Food Friday Recipe: An Easy Frittata

We had a bunch of eggs from the Behrer Home for Wayward Fowl and some peppers that were starting to go bad, so I made a frittata. I used The Pioneer Woman's Sunday Frittata as a starting point, then I decided to borrow her format for a blog post. Eric wants to turn this blog into a food blog, or so it seems, so I thought since Food Waste Friday is food-related, I would add a weekly Food Friday recipe post. Then eventually Eric can start his own food blog, dammit. 

A frittata is basically a a crustless quiche. It's also a good way to use up whatever vegetable bits you have on hand. You can use onions, peppers, broccoli, tomatoes, asparagus... Basically, anything, fresh, jarred, canned, frozen - it doesn't matter. You can add cheese and meat, too, and basically the same "anything goes" applies. 

Here's the recipe. I know PW puts the recipe at the end of her posts, but that drives me nuts. So I'm going to do what Beth at Budget Bytes does, and put the recipe up front. 

One-Pan Frittata

  • 1 onion, diced
  • 3 bell peppers, chopped
  • 2 tomatoes, diced
  • salt and pepper to taste
  • 21 Seasoning Salute to taste (optional)
  • 12 eggs
  • 1/3 cup nutritional yeast flakes (or cheese)

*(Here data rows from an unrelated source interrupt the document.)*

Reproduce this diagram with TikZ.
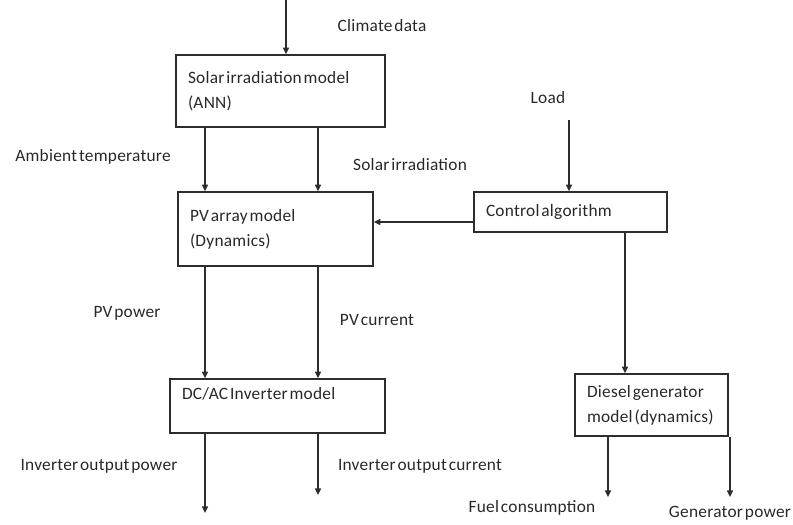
\documentclass[tikz,border=0pt]{standalone}
\usepackage{fontspec}
\setmainfont{Carlito}[WordSpace=0.45, LetterSpace=1.5]
\usetikzlibrary{positioning,arrows.meta,calc}
\definecolor{linegray}{RGB}{45,45,45}
\definecolor{textgray}{RGB}{40,40,40}

\begin{document}
\begin{tikzpicture}[
    x=0.75pt, y=-0.75pt,
    font=\fontsize{13}{18.75}\selectfont,
    model/.style={
      draw=linegray, line width=1.1pt,
      inner xsep=9pt, inner ysep=2pt,
      align=flush left, text=textgray, fill=white
    },
    sig/.style={text=textgray, inner sep=1pt},
    flow/.style={draw=linegray, line width=1.1pt,
      -{Triangle[length=5pt,width=4.5pt]}},
  ]
    \useasboundingbox (0,0) rectangle (793,525);

    %── Model blocks ────────────────────────────────────────────────────
    \node[model, text width=138.75pt, minimum height=54pt]   (solar) at (280.5,91)
      {Solar irradiation model\\(ANN)};
    \node[model, text width=128.25pt, minimum height=55.5pt] (pv)    at (275.5,229)
      {PV array model\\(Dynamics)};
    \node[model, text width=126.75pt, minimum height=30pt]   (ctrl)  at (570.5,212)
      {Control algorithm};
    \node[model, text width=143.25pt, minimum height=40.5pt] (inv)   at (277.5,406)
      {DC/AC Inverter model\\\mbox{}};
    \node[model, text width=96.75pt, minimum height=46.5pt]  (dsl)   at (651.5,405)
      {Diesel generator\\model (dynamics)};

    %── Signal labels ───────────────────────────────────────────────────
    \node[sig] (climate) at (382,26)  {Climate data};
    \node[sig] (ambient) at (93,157)  {Ambient temperature};
    \node[sig] (irrad)   at (410,165) {Solar irradiation};
    \node[sig] (load)    at (548,98)  {Load};
    \node[sig] (ppow)    at (127,313) {PV power};
    \node[sig] (pcur)    at (377,320) {PV current};
    \node[sig] (ipow)    at (99,466)  {Inverter output power};
    \node[sig] (icur)    at (420,466) {Inverter output current};
    \node[sig] (fuel)    at (532,508) {Fuel consumption};
    \node[sig] (genp)    at (730,513) {Generator power};

    %── Arrow columns and free ends ─────────────────────────────────────
    \coordinate (lx) at (205,0);
    \coordinate (rx) at (318,0);
    \coordinate (dx) at (625,0);
    \coordinate (climin) at (286,0);
    \coordinate (loadin) at (569,120);
    \coordinate (ipowout) at (205,513);
    \coordinate (icurout) at (318,495);
    \coordinate (fuelout) at (608,497);
    \coordinate (genout)  at (730,497);

    %── Connectors ──────────────────────────────────────────────────────
    \draw[flow] (climin) -- (climin |- solar.north);
    \draw[flow] (solar.south -| lx) -- (pv.north -| lx);
    \draw[flow] (solar.south -| rx) -- (pv.north -| rx);
    \draw[flow] (loadin) -- (loadin |- ctrl.north);
    \draw[flow] ([yshift=-7.5pt]ctrl.west) -- ([yshift=-7.5pt]ctrl.west -| pv.east);
    \draw[flow] (pv.south -| lx) -- (inv.north -| lx);
    \draw[flow] (pv.south -| rx) -- (inv.north -| rx);
    \draw[flow] (ctrl.south -| dx) -- (dsl.north -| dx);
    \draw[flow] (inv.south -| ipowout) -- (ipowout);
    \draw[flow] (inv.south -| icurout) -- (icurout);
    \draw[flow] (dsl.south -| fuelout) -- (fuelout);
    \draw[flow] (dsl.south -| genout) -- (genout);

  \end{tikzpicture}
\end{document}
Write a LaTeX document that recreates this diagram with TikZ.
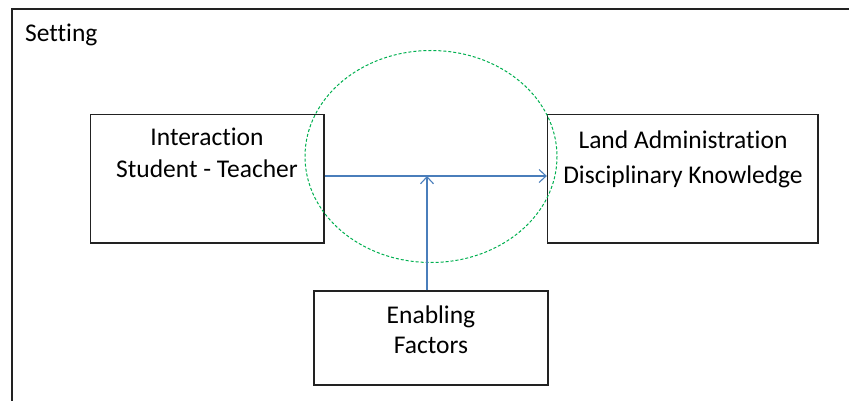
\documentclass[tikz,border=0pt]{standalone}
\usepackage{fontspec}
\setmainfont{Carlito}[Ligatures={NoCommon}]
\usetikzlibrary{arrows.meta}
\definecolor{arrowblue}{HTML}{4A7EBB}
\definecolor{dashgreen}{HTML}{00B050}
\definecolor{boxline}{HTML}{222222}
\begin{document}
\begin{tikzpicture}[x=1pt,y=-1pt,
  boxstyle/.style={draw=boxline,line width=1.3pt,rectangle,inner sep=0pt},
  txt/.style={font=\fontsize{25.5}{31}\selectfont,align=center,inner sep=0pt},
  conn/.style={draw=arrowblue,line width=1.1pt,-{Straight Barb[length=7pt,width=13pt,line width=1.1pt]}}]
\useasboundingbox (0,0) rectangle (849,401);
\fill[white] (0,0) rectangle (849,401);
% frame
\draw[draw=boxline,line width=1.6pt] (12,402) -- (12,9) -- (850,9);
\node[txt,anchor=west] (setting) at (25,35) {Setting};
% boxes
\node[boxstyle,minimum width=233.5pt,minimum height=128.5pt] (left) at (207.25,178.75) {};
\node[boxstyle,minimum width=270.5pt,minimum height=128.5pt] (right) at (682.75,178.75) {};
\node[boxstyle,minimum width=234pt,minimum height=94pt] (bottom) at (431,338) {};
\node[txt,font=\fontsize{25.5}{32}\selectfont] (lt) at (207,153) {Interaction\\Student - Teacher};
\node[txt,font=\fontsize{25.5}{35}\selectfont] (rt) at (683,159.5) {Land Administration\\Disciplinary Knowledge};
\node[txt,font=\fontsize{25.5}{30}\selectfont] (bt) at (431,330) {Enabling\\Factors};
% ellipse
\draw[dashgreen,line width=1pt,dash pattern=on 3pt off 2pt] (431,156.5) ellipse [x radius=126, y radius=106];
% connectors
\coordinate (meet) at (427,176);
\draw[conn] (left.east |- meet) -- (right.west |- meet);
\draw[conn] (bottom.north -| meet) -- (meet);
\end{tikzpicture}
\end{document}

Preheat oven to 375 degrees. Saute onion and peppers in greased cast-iron skillet over medium heat. Dice tomatoes and add to skillet. Season with salt, pepper and 21 Seasoning Salute. In another bowl, break the eggs and whisk with nutritional yeast or grated/shredded cheese. Pour egg mixture into skillet with vegetable mixture. Move skillet to oven and bake at 375 for 25 minutes, checking every 10 minutes. 

When it's done, it will look dry on top and a toothpick inserted into eggs will come out dry. 

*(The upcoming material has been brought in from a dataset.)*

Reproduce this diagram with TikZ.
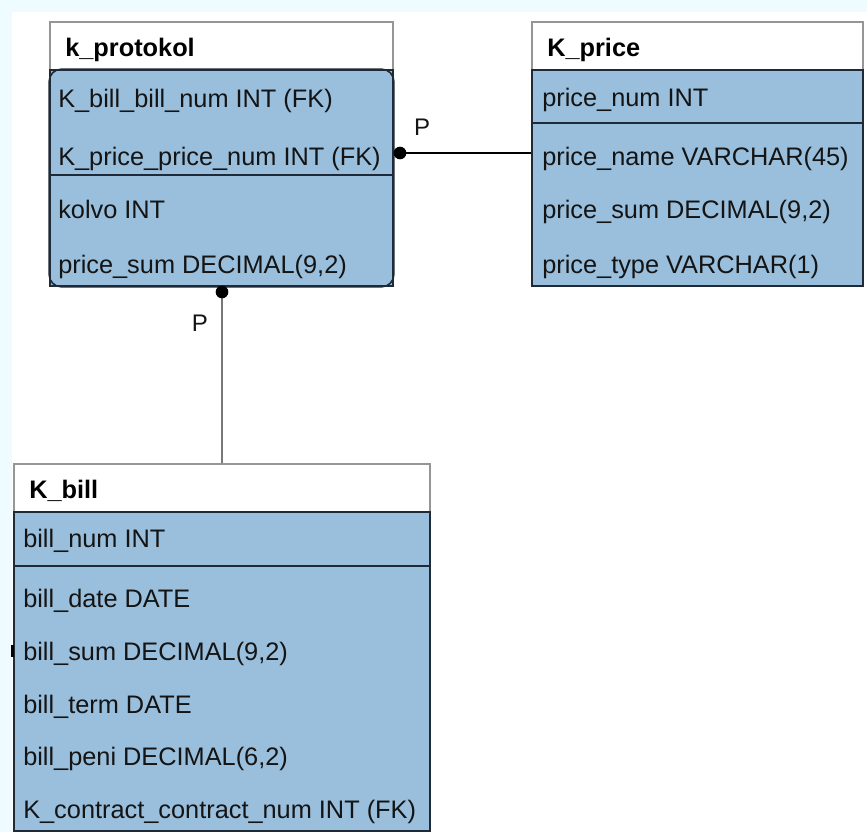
\documentclass[tikz,border=0pt]{standalone}
\usepackage{fontspec}
\setmainfont{Liberation Sans}
\usetikzlibrary{fit}
\definecolor{bgcyan}{RGB}{238,252,255}
\definecolor{tblue}{RGB}{153,191,220}
\definecolor{tdark}{RGB}{30,42,56}
\definecolor{tgrey}{RGB}{150,150,150}
\definecolor{ttext}{RGB}{20,20,20}
\definecolor{lgrey}{RGB}{120,120,120}
\tikzset{
  titlebox/.style={draw=tgrey, fill=white, line width=1.2pt, inner sep=0pt},
  bodybox/.style={draw=tdark, fill=tblue, line width=1.2pt, inner sep=0pt},
  sepline/.style={draw=tdark, line width=1.5pt},
  rowtxt/.style={anchor=base west, inner sep=0pt, text=ttext, font=\fontsize{19}{22}\selectfont},
  ttltxt/.style={anchor=base west, inner sep=0pt, text=black, font=\fontsize{19}{22}\selectfont\bfseries},
  lbl/.style={inner sep=0pt, text=ttext, font=\fontsize{18}{22}\selectfont},
  dotn/.style={circle, fill=black, inner sep=0pt, minimum size=9.5pt},
  conn/.style={draw=black, line width=0.9pt},
  conng/.style={draw=lgrey, line width=1.4pt}
}
\begin{document}
\begin{tikzpicture}[x=0.75pt,y=-0.75pt]
\fill[bgcyan] (0,0) rectangle (867,832);
\fill[white] (12,12) rectangle (867,832);
\useasboundingbox (0,0) rectangle (867,832);

% helper coordinates
\coordinate (y153) at (0,153);
\coordinate (x222) at (222,0);

% ---------- k_protokol ----------
\node[titlebox, fit={(50,22)(393,70)}] (prottitle) {};
\node[bodybox, fit={(50,70)(393,286)}] (protbody) {};
\draw[tdark, line width=1.2pt, rounded corners=9pt] (protbody.south west) rectangle (protbody.north east);
\draw[sepline] (50,175) -- (393,175);
\node[ttltxt] (t1) at (65,56) {k\_protokol};
\node[rowtxt] (p1) at (58,107) {K\_bill\_bill\_num INT (FK)};
\node[rowtxt] (p2) at (58,165) {K\_price\_price\_num INT (FK)};
\node[rowtxt] (p3) at (58,218) {kolvo INT};
\node[rowtxt] (p4) at (58,273) {price\_sum DECIMAL(9,2)};

% ---------- K_price ----------
\node[titlebox, fit={(532,22)(863,70)}] (pricetitle) {};
\node[bodybox, fit={(532,70)(863,286)}] (pricebody) {};
\draw[sepline] (532,123) -- (863,123);
\node[ttltxt] (t2) at (547,56) {K\_price};
\node[rowtxt] (r1) at (542,106) {price\_num INT};
\node[rowtxt] (r2) at (542,165) {price\_name VARCHAR(45)};
\node[rowtxt] (r3) at (542,218) {price\_sum DECIMAL(9,2)};
\node[rowtxt] (r4) at (542,273) {price\_type VARCHAR(1)};

% ---------- K_bill ----------
\node[titlebox, fit={(14,464)(430,512)}] (billtitle) {};
\node[bodybox, fit={(14,512)(430,831)}] (billbody) {};
\draw[sepline] (14,566) -- (430,566);
\node[ttltxt] (t3) at (29,498) {K\_bill};
\node[rowtxt] (b1) at (23,547) {bill\_num INT};
\node[rowtxt] (b2) at (23,607) {bill\_date DATE};
\node[rowtxt] (b3) at (23,660) {bill\_sum DECIMAL(9,2)};
\node[rowtxt] (b4) at (23,713) {bill\_term DATE};
\node[rowtxt] (b5) at (23,765) {bill\_peni DECIMAL(6,2)};
\node[rowtxt] (b6) at (23,818) {K\_contract\_contract\_num INT (FK)};
\fill[black] (11,645) rectangle (14,657);

% ---------- connectors ----------
\draw[conn] (protbody.east |- y153) -- (pricebody.west |- y153);
\node[dotn] (d1) at (400,153) {};
\node[lbl] (l1) at (422,127) {P};

\draw[conng] (protbody.south -| x222) -- (billtitle.north -| x222);
\node[dotn] (d2) at (222,292) {};
\node[lbl] (l2) at (200,323) {P};
\end{tikzpicture}
\end{document}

First, I threw a little bacon fat into our 12" cast iron skillet. The Pioneer Woman (PW after this) said to use a nonstick skillet, and the cast iron is the closest I've got. In the past, I made my frittatas in glass baking pans, without cooking the veggies first, so this was an experiment.

Yes, I reuse the cast iron skillet without cleaning it out all that well. No, it hasn't killed me yet. 

Yes, I reuse the cast iron skillet without cleaning it out all that well. No, it hasn't killed me yet. 

I chopped up an onion, setting aside the skins for compost and the ends and first layer for the bag of stock ingredients we keep in the freezer. 

I threw the onions in the skillet to saute over medium heat. 

You can tell from the shapes of the onion bits that I have no real knife skills to speak of. 

You can tell from the shapes of the onion bits that I have no real knife skills to speak of. 

Next up, peppers. See those black spots on their shoulders? A sign that the end is near. The yellow one looks good, but I found a little bit of black on the inside. I cut out all the moldy parts and chopped up the rest. 

While the peppers and onions sauteed, I chopped up two tomatoes. 

Then I added the salt, pepper and Trader Joe's 21 Seasoning Salute to the mix in the skillet. You could just as well add this to the eggs. 

That "21" on top of the 21 Seasoning Salute jar is part of my new spice organization. 

That "21" on top of the 21 Seasoning Salute jar is part of my new spice organization

Next, I cracked a dozen eggs into a bowl and, since Eric can't eat dairy, I added 1/3 cup nutritional yeast flakes and an equal amount of water, because yeast flakes sometimes make things too thick. Nutritional yeast flakes give food a cheesy flavor that works well in dishes like this. They also have lots of B vitamins and other good stuff along those lines. 

Why 1/3 cup? The 1/4 cup was dirty. 

Why 1/3 cup? The 1/4 cup was dirty. 

I dumped the eggs into the skillet and mixed them in, then I put the skillet in the oven at 375 degrees for 25 minutes (much longer than the 10 minutes PW's recipe took to bake). 

When it first came out of the oven, it had some puffy spots, but they went away with time. 

The finished frittata stuck a little to the sides of the skillet, which I didn't make any effort to cover in oil, so totally my own fault. Next time, I'll make one that can slide right out on to the cutting board, just like PW. 

Since I couldn't slide it out onto the cutting board, I cut it up with a pizza cutter. Somehow I've been brainwashed by Eric into thinking the pizza cutter is perfect for nearly all cutting applications, including dough. 

Ironically, Eric wasn't even around when I made the frittata and I'm pretty sure he has no photo-documentation of the bread he baked today. But I took a picture, right after I ate half a loaf. Do yourself a favor and don't let anyone make fresh bread in your house. 

Too good. Do not let this happen in your kitchen. Stick to frittatas. 

Too good. Do not let this happen in your kitchen. Stick to frittatas.